The amount of rain caused flash flooding and even resulted in the City of Hoboken declaring a State of Emergency with a stay at home order put in place overnight. The National Weather Service had a tornado warning in place for a good portion of the metropolitan region for a large part of the night.
The Office of Emergency Management has declared a State of Emergency due to ongoing heavy rainfall causing substantial flooding in Hoboken. Residents are instructed to stay at home and shelter-in-place,” said a statement from the City. “All non-emergency vehicles are to remain off the roadways. Non-essential vehicles on the roads will be issued a summons. NJ Transit bus service is suspended until further notice.”
New Jersey Governor Phil Murphy declared a State of Emergency as well. “I’m declaring a STATE OF EMERGENCY EFFECTIVE IMMEDIATELY in response to Tropical Storm Ida. We will use every resource at our disposal to ensure the safety of New Jerseyans.”
Tornadoes were reported in South Jersey east of Philadelphia. A confirmed tornado was delcared in Mullica Hill in Gloucester County. News 12 was awaiting for confirmation as to whether it was the strongest tornado to ever touch down in New Jersey. The flash flood emergency was in place from the National Weather Service until 3 o’clock this morning for Hudson County.
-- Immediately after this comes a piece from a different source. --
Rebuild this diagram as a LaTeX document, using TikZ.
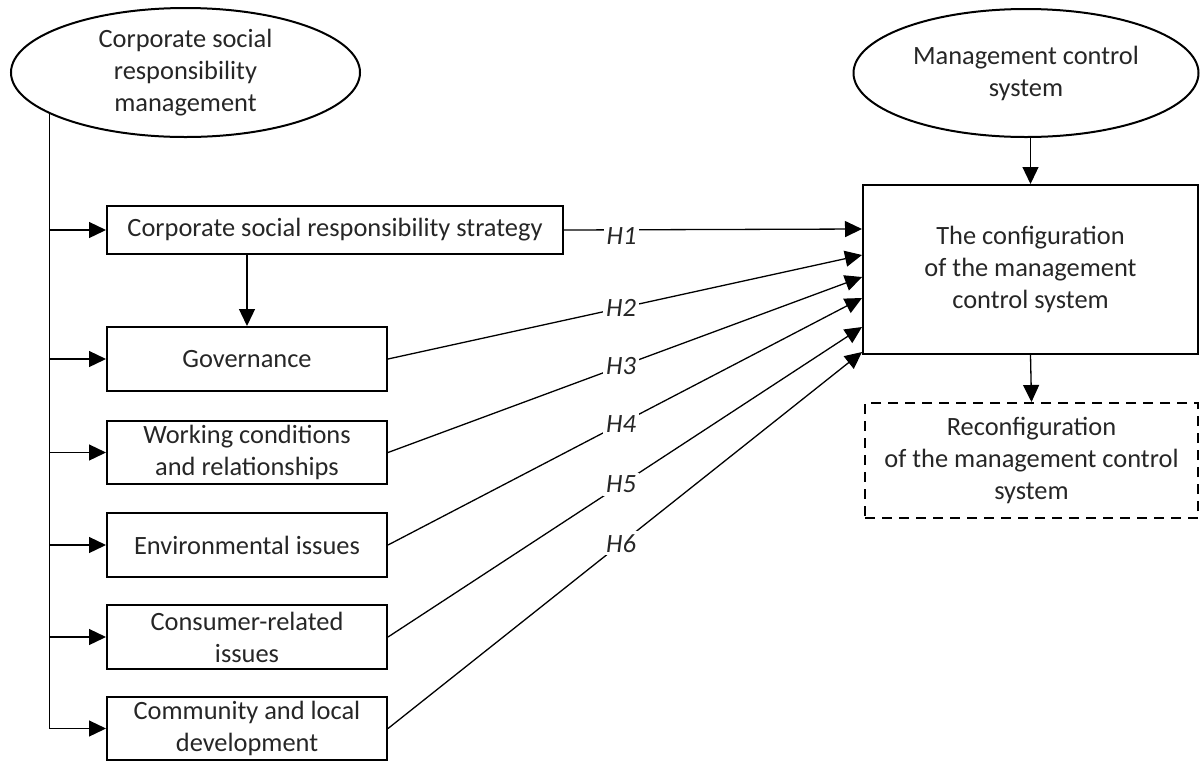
\documentclass[tikz,border=0pt]{standalone}
\usepackage{fontspec}
\setmainfont{Carlito}
\usetikzlibrary{shapes.geometric,arrows.meta,calc}
\begin{document}
\begin{tikzpicture}[x=0.5pt,y=-0.5pt,
  every node/.style={font=\fontsize{13.2}{16}\selectfont, text=black!85, align=center},
  box/.style={draw, line width=1pt, inner sep=0pt, minimum width=140pt},
  oval/.style={draw, ellipse, line width=1pt, inner sep=0pt},
  conn/.style={line width=0.65pt, -{Triangle[length=8.5pt,width=8pt]}},
  hlab/.style={fill=white, inner sep=1.5pt, font=\fontsize{13.2}{16}\selectfont\itshape}]
\useasboundingbox (0,0) rectangle (1200,762);

% ellipses
\node[oval, minimum width=174.5pt, minimum height=64.5pt] (csr) at (185.5,72.5)
  {Corporate social\\responsibility\\management};
\node[oval, minimum width=172.5pt, minimum height=64pt] (mcs) at (1026,73)
  {Management control\\system};

% left boxes
\node[box, minimum width=228pt, minimum height=24pt] (strat) at (335,230)
  {Corporate social responsibility strategy};
\node[box, minimum height=32pt] (gov) at (247,359) {Governance};
\node[box, minimum height=31.5pt] (work) at (247,452.5) {Working conditions\\and relationships};
\node[box, minimum height=32pt] (env) at (247,545) {Environmental issues};
\node[box, minimum height=32pt] (cons) at (247,637) {Consumer-related\\issues};
\node[box, minimum height=31.5pt] (comm) at (247,728.5) {Community and local\\development};

% right boxes
\node[box, minimum width=167.5pt, minimum height=84.5pt] (config) at (1030.5,269.5)
  {The configuration\\of the management\\control system};
\node[box, dash pattern=on 5pt off 3.5pt, minimum width=166.5pt, minimum height=57.5pt] (reconf) at (1031.5,460.5)
  {Reconfiguration\\of the management control\\system};

% spine
\coordinate (top) at (csr.197.6);
\draw[line width=0.65pt] (top) -- (top |- comm.west);
\draw[conn] (top |- strat.west) -- (strat.west);
\draw[conn] (top |- gov.west) -- (gov.west);
\draw[conn] (top |- work.west) -- (work.west);
\draw[conn] (top |- env.west) -- (env.west);
\draw[conn] (top |- cons.west) -- (cons.west);
\draw[conn] (top |- comm.west) -- (comm.west);

% strategy to governance
\draw[conn] (strat.south -| gov.north) -- (gov.north);

% mcs and config
\draw[conn] (mcs.south -| config.north) -- (config.north);
\draw[conn] (config.south) -- (reconf.north);

% hypotheses
\draw[conn] (strat.east) -- node[hlab, pos=0.193, yshift=-3pt] {H1} ($(config.west)+(0,-40.5)$);
\draw[conn] (gov.east) -- node[hlab, pos=0.4916] {H2} ($(config.west)+(0,-14.5)$);
\draw[conn] (work.east) -- node[hlab, pos=0.4916] {H3} ($(config.west)+(0,7.5)$);
\draw[conn] (env.east) -- node[hlab, pos=0.4916] {H4} ($(config.west)+(0,28.5)$);
\draw[conn] (cons.east) -- node[hlab, pos=0.4916] {H5} ($(config.west)+(0,57.5)$);
\draw[conn] (comm.east) -- node[hlab, pos=0.4916] {H6} ($(config.west)+(0,82.5)$);
\end{tikzpicture}
\end{document}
Jersey City and Bayonne also were expected to suffer flooding overnight. Roads and streets around Hudson County were, in many instances, dangerous and not passable. At 5:30 am the Bayonne Office of Emergency Management reported that Route 440 was still flooded and not passable, but many other city streets had seen flooding subside. Still, Mayor Jimmy Davis is advising everyone to avoid unnecessary travel.
Photo Credit: Denis Burchell
As for travel conditions into Manhattan during this morning’s rush hour, as of 5:30 the Port Authority tweeted that the PA Bus Terminal may be experiencing residual delays due to the adverse weather. Commuters were advised to check with local carriers for updated service information.
As of 5:30 this morning, All NJ TRANSIT rail service, except the Atlantic City Rail Line, remains suspended on Thursday due to the storm impacts. Newark Light Rail & Hudson Bergen Light Rail service are also suspended.
If you don’t need to leave your homes, stay inside.